[What you have to do] Begin with the line containing "Reproduce this chart with matplotlib." and end with the line containing "plt.rcParams['font.family'] = ['Lato', 'DejaVu". Give those lines again exactly, leaving out the images.

-- START OF Recorded data --

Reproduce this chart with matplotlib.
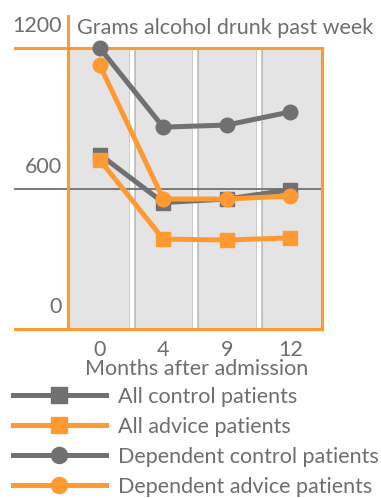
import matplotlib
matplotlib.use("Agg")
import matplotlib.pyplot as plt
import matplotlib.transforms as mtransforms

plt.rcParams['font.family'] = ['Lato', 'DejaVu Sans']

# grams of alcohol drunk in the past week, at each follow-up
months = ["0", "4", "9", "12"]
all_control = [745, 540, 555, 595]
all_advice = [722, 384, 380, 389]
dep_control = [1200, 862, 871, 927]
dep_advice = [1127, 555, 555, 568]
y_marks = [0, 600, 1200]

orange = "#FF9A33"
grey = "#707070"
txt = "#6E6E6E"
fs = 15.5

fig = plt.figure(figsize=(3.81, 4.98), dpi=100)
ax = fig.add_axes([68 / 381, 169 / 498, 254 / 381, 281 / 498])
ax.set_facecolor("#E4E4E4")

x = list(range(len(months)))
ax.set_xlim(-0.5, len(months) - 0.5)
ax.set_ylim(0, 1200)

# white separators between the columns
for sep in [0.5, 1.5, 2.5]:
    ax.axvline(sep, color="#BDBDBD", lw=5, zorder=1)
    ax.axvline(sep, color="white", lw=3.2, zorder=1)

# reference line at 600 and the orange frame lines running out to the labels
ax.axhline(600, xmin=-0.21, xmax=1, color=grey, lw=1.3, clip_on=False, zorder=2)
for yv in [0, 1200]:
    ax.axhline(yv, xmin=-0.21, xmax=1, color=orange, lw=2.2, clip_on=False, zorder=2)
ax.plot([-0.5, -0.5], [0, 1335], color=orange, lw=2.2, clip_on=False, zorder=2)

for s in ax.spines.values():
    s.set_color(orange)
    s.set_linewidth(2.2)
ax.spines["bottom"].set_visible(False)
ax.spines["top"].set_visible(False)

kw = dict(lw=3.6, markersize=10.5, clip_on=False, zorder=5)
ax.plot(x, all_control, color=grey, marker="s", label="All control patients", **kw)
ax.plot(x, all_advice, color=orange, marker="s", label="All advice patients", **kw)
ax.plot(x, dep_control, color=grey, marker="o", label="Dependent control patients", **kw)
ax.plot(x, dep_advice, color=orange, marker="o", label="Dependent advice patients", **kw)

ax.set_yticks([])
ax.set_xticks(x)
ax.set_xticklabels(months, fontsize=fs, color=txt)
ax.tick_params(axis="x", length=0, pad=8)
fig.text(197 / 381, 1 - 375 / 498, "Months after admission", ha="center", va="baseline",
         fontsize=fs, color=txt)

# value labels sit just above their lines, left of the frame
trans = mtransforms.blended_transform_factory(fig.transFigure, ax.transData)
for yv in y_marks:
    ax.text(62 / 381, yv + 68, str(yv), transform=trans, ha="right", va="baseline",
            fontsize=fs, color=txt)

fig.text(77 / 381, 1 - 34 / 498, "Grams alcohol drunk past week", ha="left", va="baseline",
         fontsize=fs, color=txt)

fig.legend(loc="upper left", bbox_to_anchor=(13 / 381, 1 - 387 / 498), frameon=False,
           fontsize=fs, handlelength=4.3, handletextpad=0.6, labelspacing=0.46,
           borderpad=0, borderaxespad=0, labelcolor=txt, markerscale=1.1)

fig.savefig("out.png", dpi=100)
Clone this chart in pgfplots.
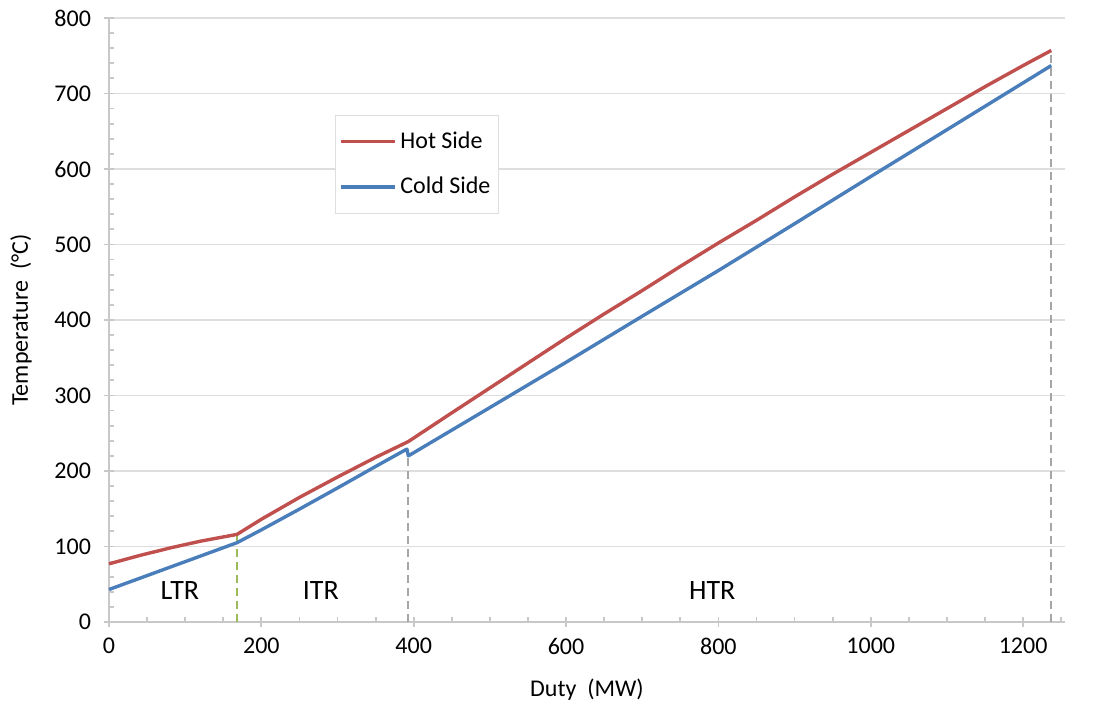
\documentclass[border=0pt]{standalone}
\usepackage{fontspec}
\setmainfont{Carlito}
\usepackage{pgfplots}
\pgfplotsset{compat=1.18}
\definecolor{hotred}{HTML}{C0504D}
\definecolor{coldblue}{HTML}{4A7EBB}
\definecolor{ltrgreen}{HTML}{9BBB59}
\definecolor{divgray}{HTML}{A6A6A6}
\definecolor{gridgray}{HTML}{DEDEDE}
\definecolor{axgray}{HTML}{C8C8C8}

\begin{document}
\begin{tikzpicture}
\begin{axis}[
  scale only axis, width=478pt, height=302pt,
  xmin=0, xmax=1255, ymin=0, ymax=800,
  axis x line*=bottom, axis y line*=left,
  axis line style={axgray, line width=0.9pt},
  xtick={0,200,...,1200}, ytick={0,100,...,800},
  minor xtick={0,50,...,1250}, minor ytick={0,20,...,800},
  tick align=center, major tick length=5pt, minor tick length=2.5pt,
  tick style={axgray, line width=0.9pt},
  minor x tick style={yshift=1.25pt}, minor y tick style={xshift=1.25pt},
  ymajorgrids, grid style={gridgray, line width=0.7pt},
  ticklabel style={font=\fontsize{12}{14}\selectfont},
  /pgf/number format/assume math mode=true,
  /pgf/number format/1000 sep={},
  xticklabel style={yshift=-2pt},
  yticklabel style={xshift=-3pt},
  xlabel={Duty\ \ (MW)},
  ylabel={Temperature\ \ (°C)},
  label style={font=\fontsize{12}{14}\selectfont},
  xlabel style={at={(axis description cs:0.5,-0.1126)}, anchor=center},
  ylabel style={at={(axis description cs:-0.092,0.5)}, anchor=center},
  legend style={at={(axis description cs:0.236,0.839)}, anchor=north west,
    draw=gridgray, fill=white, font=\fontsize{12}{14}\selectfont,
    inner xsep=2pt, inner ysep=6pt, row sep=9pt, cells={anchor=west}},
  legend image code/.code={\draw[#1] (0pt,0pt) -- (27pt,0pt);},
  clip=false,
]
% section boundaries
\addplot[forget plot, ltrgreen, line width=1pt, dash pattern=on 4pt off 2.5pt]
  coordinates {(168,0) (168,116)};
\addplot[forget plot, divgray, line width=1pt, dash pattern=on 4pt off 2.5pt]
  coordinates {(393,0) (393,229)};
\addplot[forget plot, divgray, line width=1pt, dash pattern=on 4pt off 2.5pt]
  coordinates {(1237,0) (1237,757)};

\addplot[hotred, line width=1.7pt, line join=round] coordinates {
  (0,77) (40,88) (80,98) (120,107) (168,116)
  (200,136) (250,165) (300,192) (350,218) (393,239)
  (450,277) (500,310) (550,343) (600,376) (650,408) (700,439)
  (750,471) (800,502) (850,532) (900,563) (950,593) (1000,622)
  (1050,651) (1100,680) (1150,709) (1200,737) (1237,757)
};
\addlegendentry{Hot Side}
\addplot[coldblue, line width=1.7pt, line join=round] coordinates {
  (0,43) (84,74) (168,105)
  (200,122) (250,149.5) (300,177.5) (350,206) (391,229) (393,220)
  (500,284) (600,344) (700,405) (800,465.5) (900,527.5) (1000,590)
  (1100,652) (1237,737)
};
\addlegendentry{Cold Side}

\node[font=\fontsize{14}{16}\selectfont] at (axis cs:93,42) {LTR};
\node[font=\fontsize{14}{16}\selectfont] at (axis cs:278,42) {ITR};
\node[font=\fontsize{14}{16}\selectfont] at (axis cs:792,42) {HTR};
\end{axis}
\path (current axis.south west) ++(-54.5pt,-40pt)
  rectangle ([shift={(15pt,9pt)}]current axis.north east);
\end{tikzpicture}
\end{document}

-- END OF Recorded data --
-- START OF Recorded data --

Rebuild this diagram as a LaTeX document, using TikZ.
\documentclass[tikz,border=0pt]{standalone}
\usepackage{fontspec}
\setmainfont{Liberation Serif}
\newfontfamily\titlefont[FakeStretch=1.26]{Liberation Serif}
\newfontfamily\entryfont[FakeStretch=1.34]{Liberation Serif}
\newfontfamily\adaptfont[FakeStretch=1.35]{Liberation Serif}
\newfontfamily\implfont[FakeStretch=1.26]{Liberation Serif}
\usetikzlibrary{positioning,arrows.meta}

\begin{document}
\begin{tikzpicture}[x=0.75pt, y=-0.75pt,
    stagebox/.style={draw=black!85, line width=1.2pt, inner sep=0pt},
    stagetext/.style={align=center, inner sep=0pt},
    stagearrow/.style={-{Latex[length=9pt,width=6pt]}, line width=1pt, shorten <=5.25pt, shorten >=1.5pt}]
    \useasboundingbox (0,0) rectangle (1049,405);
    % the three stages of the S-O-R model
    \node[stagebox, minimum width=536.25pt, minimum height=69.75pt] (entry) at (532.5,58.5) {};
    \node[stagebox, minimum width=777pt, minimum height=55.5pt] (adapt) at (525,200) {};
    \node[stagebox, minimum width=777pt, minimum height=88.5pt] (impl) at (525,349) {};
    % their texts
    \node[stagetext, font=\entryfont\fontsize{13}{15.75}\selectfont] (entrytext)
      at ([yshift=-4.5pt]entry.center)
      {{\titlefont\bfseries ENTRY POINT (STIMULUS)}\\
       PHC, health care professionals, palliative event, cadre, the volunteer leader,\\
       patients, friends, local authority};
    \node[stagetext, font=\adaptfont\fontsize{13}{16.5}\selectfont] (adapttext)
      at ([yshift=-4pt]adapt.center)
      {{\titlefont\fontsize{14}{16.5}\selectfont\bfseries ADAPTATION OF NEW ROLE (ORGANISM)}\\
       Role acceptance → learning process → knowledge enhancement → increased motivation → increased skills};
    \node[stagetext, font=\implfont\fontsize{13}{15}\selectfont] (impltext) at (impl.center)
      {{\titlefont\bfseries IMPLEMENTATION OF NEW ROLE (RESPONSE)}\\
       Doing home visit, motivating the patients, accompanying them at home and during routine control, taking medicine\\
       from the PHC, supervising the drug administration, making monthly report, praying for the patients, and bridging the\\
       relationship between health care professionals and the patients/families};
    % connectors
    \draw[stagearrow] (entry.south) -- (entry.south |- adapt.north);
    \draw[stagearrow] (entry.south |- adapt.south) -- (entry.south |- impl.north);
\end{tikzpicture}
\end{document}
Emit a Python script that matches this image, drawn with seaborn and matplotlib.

-- END OF Recorded data --

[Response to this exercise]
Reproduce this chart with matplotlib.
import matplotlib
matplotlib.use("Agg")
import matplotlib.pyplot as plt
import matplotlib.transforms as mtransforms

plt.rcParams['font.family'] = ['Lato', 'DejaVu Sans']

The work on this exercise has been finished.